池島信平は、1933年に文藝春秋社に入社し、「文藝春秋」の編集長などを務めた人。1973年、社長在任中に急逝した。正直なところ、私はこれまで「文藝春秋」を一度も買ったこともなく、読んだこともない。そういえば去年、「文藝春秋」に掲載された随筆を集めた「巻頭随筆」のシリーズを読んだな、ってことが思い出せれるくらいで、今となっては販促ツールのひとつとしか思えない芥川賞にも直木賞にもあまり興味はない。出版社としての文藝春秋も、私にとっては永井龍男がいた会社という認識でしかなく、最近どこかに書いてあった「結局、日本のジャーナリズムは『週刊文春』と『週刊新潮』にしかないのか」と言葉もあまりぴんと来ない。そもそもジャーナリズムってなんだ、という気もしてしまうくらいその方面に関しては無知なわけで。その永井龍男は、池島信平の葬儀で弔辞を述べたらしいのだが、永井龍男が池島信平のことについて書いた文章はあまり思い浮かばないのは、私が単に流してしまっているだけだろうか。
この本は基本的に、戦中、戦後を通じた体験記なので、交友録的なことは思っていたよりも書かれていないのが残念といえば残念。もちろん菊池寛や佐佐木茂策に関しての言及はあるけれど、池島信平が接した菊池寛個人というよりも、文藝春秋という会社を通した菊池寛であるような気もする。でも逆に、仕事を離れた交友録的な部分がないことで、池島信平が、戦前・戦後という物事の価値観ががらりと変わっていく中で、雑誌記者としてどういう風に生きたか、なにを考えていたかが伝わるし、池島信平がどれだけ文藝春秋に、そして雑誌の記者であることに全身全霊をかけていたかがわかる。

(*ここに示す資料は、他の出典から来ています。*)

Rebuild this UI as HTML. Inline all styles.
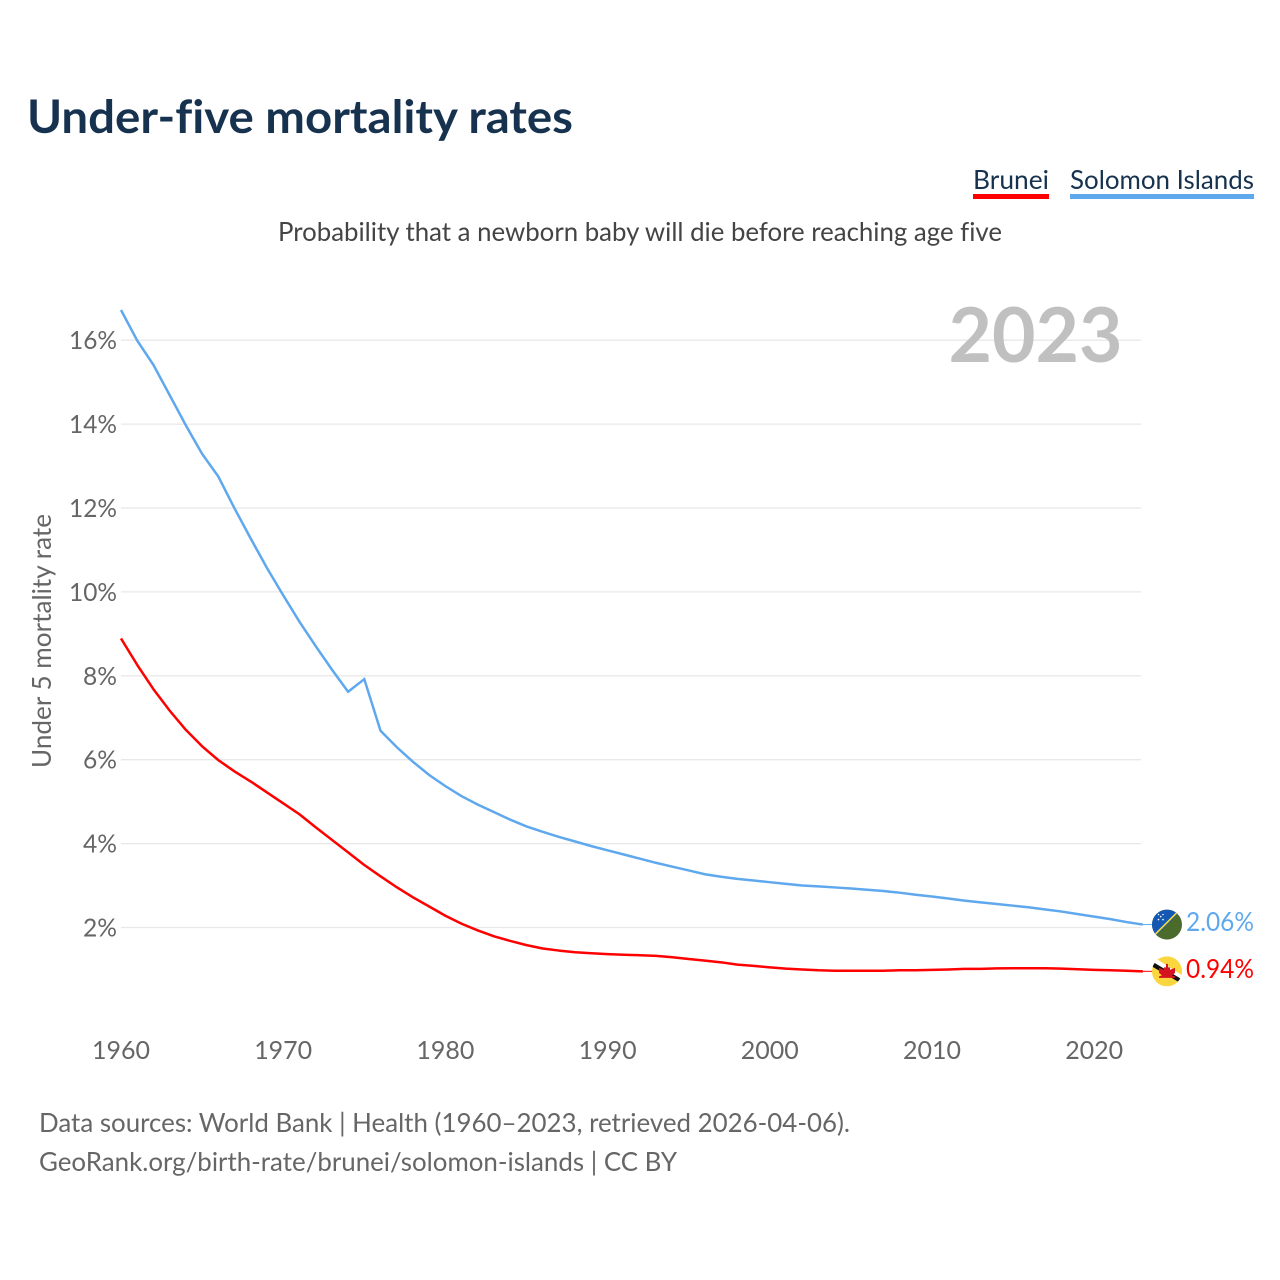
<!DOCTYPE html>
<html lang="en">
<head>
<meta charset="utf-8">
<title>Under-five mortality rates</title>
<style>
html,body{margin:0;padding:0;background:#fff;width:1280px;height:1280px;overflow:hidden}
svg{display:block}
text{font-family:"Lato","Carlito","Liberation Sans",sans-serif;font-variant-ligatures:none}
</style>
</head>
<body>
<svg id="chart" xmlns="http://www.w3.org/2000/svg" width="1280" height="1280" viewBox="0 0 1280 1280">
  <defs>
    <clipPath id="clip-sb"><circle cx="15" cy="15" r="15"/></clipPath>
    <clipPath id="clip-bn"><circle cx="15" cy="15" r="15"/></clipPath>
  </defs>
  <rect x="0" y="0" width="1280" height="1280" fill="#fff"/>
  <text x="27" y="133" font-size="46" font-weight="700" fill="#17324f" textLength="546" lengthAdjust="spacingAndGlyphs">Under-five mortality rates</text>

  <g>
    <text x="973" y="189" font-size="26" fill="#17324f" textLength="76" lengthAdjust="spacingAndGlyphs">Brunei</text>
    <rect x="973" y="194" width="76" height="5" fill="#ff0000"/>
  </g>
  <g>
    <text x="1070" y="189" font-size="26" fill="#17324f" textLength="184" lengthAdjust="spacingAndGlyphs">Solomon Islands</text>
    <rect x="1070" y="194" width="184" height="5" fill="#5fa8ee"/>
  </g>

  <text x="278" y="241" font-size="26" fill="#444" textLength="724" lengthAdjust="spacingAndGlyphs">Probability that a newborn baby will die before reaching age five</text>

  <g id="grid"></g>
  <text x="948.5" y="362" font-size="76" font-weight="700" fill="#c0c0c0" textLength="174" lengthAdjust="spacingAndGlyphs">2023</text>
  <g id="yticks"></g>
  <g id="xticks"></g>
  <text transform="translate(51,768) rotate(-90)" x="0" y="0" font-size="26" fill="#666" textLength="254" lengthAdjust="spacingAndGlyphs">Under 5 mortality rate</text>

  <path id="line-solomon" fill="none" stroke="#5fa8ee" stroke-width="2.5" stroke-linejoin="miter"/>
  <path id="line-brunei" fill="none" stroke="#ff0000" stroke-width="2.5" stroke-linejoin="round"/>
  <line id="conn-solomon" stroke="#5fa8ee" stroke-width="1"/>
  <line id="conn-brunei" stroke="#ff0000" stroke-width="1"/>

  <g id="flag-solomon">
    <g clip-path="url(#clip-sb)">
      <rect width="30" height="30" fill="#4a6b2c"/>
      <polygon points="0,0 30,0 0,30" fill="#1458b4"/>
      <line x1="-1" y1="29" x2="29" y2="-1" stroke="#f5d63d" stroke-width="1.6"/>
      <g fill="#fff">
        <circle cx="6.5" cy="10" r=".8"/><circle cx="11" cy="10" r=".8"/>
        <circle cx="8.7" cy="7" r=".8"/><circle cx="6.5" cy="5" r=".7"/><circle cx="11" cy="5" r=".7"/>
      </g>
    </g>
  </g>
  <g id="flag-brunei">
    <g clip-path="url(#clip-bn)">
      <rect width="30" height="30" fill="#fbd63f"/>
      <polygon points="-2,5 2,1 32,20 30,25" fill="#fff"/>
      <polygon points="-2,9 0,5 30,23 29,27" fill="#111"/>
      <path d="M14 7.5 h2 v3.5 h2 v2.5 l3 -1.2 l2 -.8 v5 l-3 2.5 l3 1 v1.5 h-16 v-1.5 l3 -1 l-3 -2.5 v-5 l2 .8 l3 1.2 v-2.5 h2 z" fill="#d4131e"/>
    </g>
  </g>

  <text id="value-solomon" x="1186" y="931" font-size="26" fill="#5fa8ee" textLength="68" lengthAdjust="spacingAndGlyphs"></text>
  <text id="value-brunei" x="1186" y="978" font-size="26" fill="#ff0000" textLength="68" lengthAdjust="spacingAndGlyphs"></text>

  <text x="39" y="1132" font-size="26" fill="#666" textLength="811" lengthAdjust="spacingAndGlyphs">Data sources: World Bank | Health (1960–2023, retrieved 2026-04-06).</text>
  <text x="39" y="1171" font-size="26" fill="#666" textLength="638" lengthAdjust="spacingAndGlyphs">GeoRank.org/birth-rate/brunei/solomon-islands | CC BY</text>
</svg>
<script>
const startYear = 1960;
const solomonValues = [16.72,15.99,15.41,14.69,13.97,13.29,12.75,11.99,11.27,10.57,9.92,9.29,8.71,8.15,7.62,7.92,6.69,6.3,5.95,5.635,5.37,5.13,4.93,4.75,4.57,4.41,4.28,4.16,4.05,3.94,3.84,3.74,3.64,3.54,3.45,3.36,3.27,3.21,3.16,3.12,3.08,3.04,3.0,2.98,2.955,2.93,2.90,2.87,2.83,2.78,2.74,2.69,2.64,2.60,2.56,2.52,2.48,2.43,2.38,2.32,2.26,2.2,2.13,2.07];
const bruneiValues = [8.89,8.26,7.68,7.17,6.71,6.32,5.99,5.72,5.48,5.22,4.96,4.70,4.39,4.09,3.79,3.49,3.22,2.96,2.72,2.5,2.28,2.09,1.93,1.79,1.68,1.58,1.50,1.45,1.41,1.385,1.365,1.35,1.34,1.325,1.29,1.25,1.21,1.17,1.115,1.085,1.05,1.02,1.0,0.98,0.97,0.97,0.97,0.97,0.98,0.98,0.99,1.0,1.015,1.015,1.025,1.03,1.03,1.03,1.02,1.005,0.99,0.98,0.97,0.955];
const yTickValues = [2,4,6,8,10,12,14,16];
const xTickYears = [1960,1970,1980,1990,2000,2010,2020];
const solomonPrinted = "2.06%";
const bruneiPrinted = "0.94%";

const SVGNS = "http://www.w3.org/2000/svg";
function xScale(year){ return 121 + (year - 1960) * 16.22; }
function yScale(v){ return 1011.4 - v * 41.95; }
function linePath(values){
  return values.map(function(v, i){
    return (i ? "L" : "M") + xScale(startYear + i).toFixed(2) + " " + yScale(v).toFixed(2);
  }).join(" ");
}

const grid = document.getElementById("grid");
const yticks = document.getElementById("yticks");
const xticks = document.getElementById("xticks");

yTickValues.forEach(function(v){
  const ln = document.createElementNS(SVGNS, "line");
  
  
  ln.setAttribute("x1", xScale(1960));
  ln.setAttribute("x2", 1141);
  ln.setAttribute("y1", yScale(v));
  ln.setAttribute("y2", yScale(v));
  ln.setAttribute("stroke", "#e8e8e8");
  ln.setAttribute("stroke-width", "1.3");
  grid.appendChild(ln);

  const t = document.createElementNS(SVGNS, "text");
  
  
  const label = v + "%";
  t.textContent = label;
  t.setAttribute("x", 117 - (label.length === 2 ? 34 : 48));
  t.setAttribute("y", yScale(v) + 9);
  t.setAttribute("font-size", "25");
  t.setAttribute("fill", "#666");
  t.setAttribute("textLength", label.length === 2 ? 34 : 48);
  t.setAttribute("lengthAdjust", "spacingAndGlyphs");
  yticks.appendChild(t);
});

xTickYears.forEach(function(y){
  const t = document.createElementNS(SVGNS, "text");
  
  
  t.textContent = String(y);
  t.setAttribute("x", xScale(y) - 29);
  t.setAttribute("y", 1059);
  t.setAttribute("font-size", "25");
  t.setAttribute("fill", "#666");
  t.setAttribute("textLength", 58);
  t.setAttribute("lengthAdjust", "spacingAndGlyphs");
  xticks.appendChild(t);
});

document.getElementById("line-solomon").setAttribute("d", linePath(solomonValues));
document.getElementById("line-brunei").setAttribute("d", linePath(bruneiValues));

const lastYear = startYear + solomonValues.length - 1;
const ySol = yScale(solomonValues[solomonValues.length - 1]);
const yBru = yScale(bruneiValues[bruneiValues.length - 1]);
const connSol = document.getElementById("conn-solomon");
connSol.setAttribute("x1", xScale(lastYear));
connSol.setAttribute("x2", 1154);
connSol.setAttribute("y1", ySol);
connSol.setAttribute("y2", ySol);
const connBru = document.getElementById("conn-brunei");
connBru.setAttribute("x1", xScale(lastYear));
connBru.setAttribute("x2", 1154);
connBru.setAttribute("y1", yBru);
connBru.setAttribute("y2", yBru);
document.getElementById("flag-solomon").setAttribute("transform", "translate(1152," + (ySol - 15) + ")");
document.getElementById("flag-brunei").setAttribute("transform", "translate(1152," + (yBru - 15) + ")");
const valSol = document.getElementById("value-solomon");
valSol.textContent = solomonPrinted;
valSol.setAttribute("y", ySol + 6.5);
const valBru = document.getElementById("value-brunei");
valBru.textContent = bruneiPrinted;
valBru.setAttribute("y", yBru + 6.5);
</script>
</body>
</html>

蛇足になるが、どうも戦後に書かれた戦時中の体験談(戦時中に書かれた戦時中の体験談なんてないんだろうけど)というのは、戦後の価値観によって過去のことがゆがめられて書かれているような気がして、正直に信用できないのは私だけだろうか(“ゆがめられて”と書くとおおげさだが)。ついでに書くと、戦時中に起こった悲惨な出来事をとりあげて、戦争は悲惨だから戦争は繰り返さないようにしよう、というのは意味がないように思えるのも私だけだろうか。戦争なんて結局は国と国とのパワーゲームなのだから、それに至るまでの状況と原因を明らかにして、「こういう状況になったら次はこういう対処をしなくてはいけない」ということを伝えなくては、結局、何らかの状況と原因が重なったら、悲惨だろうと悲惨でなかろうと戦争になってしまうんじゃないだろうか。・・・・なんてことを書いていくのは、私の手に負えないことなので、やめます。あまり追求せずに読み飛ばしてもらえるとうれしい。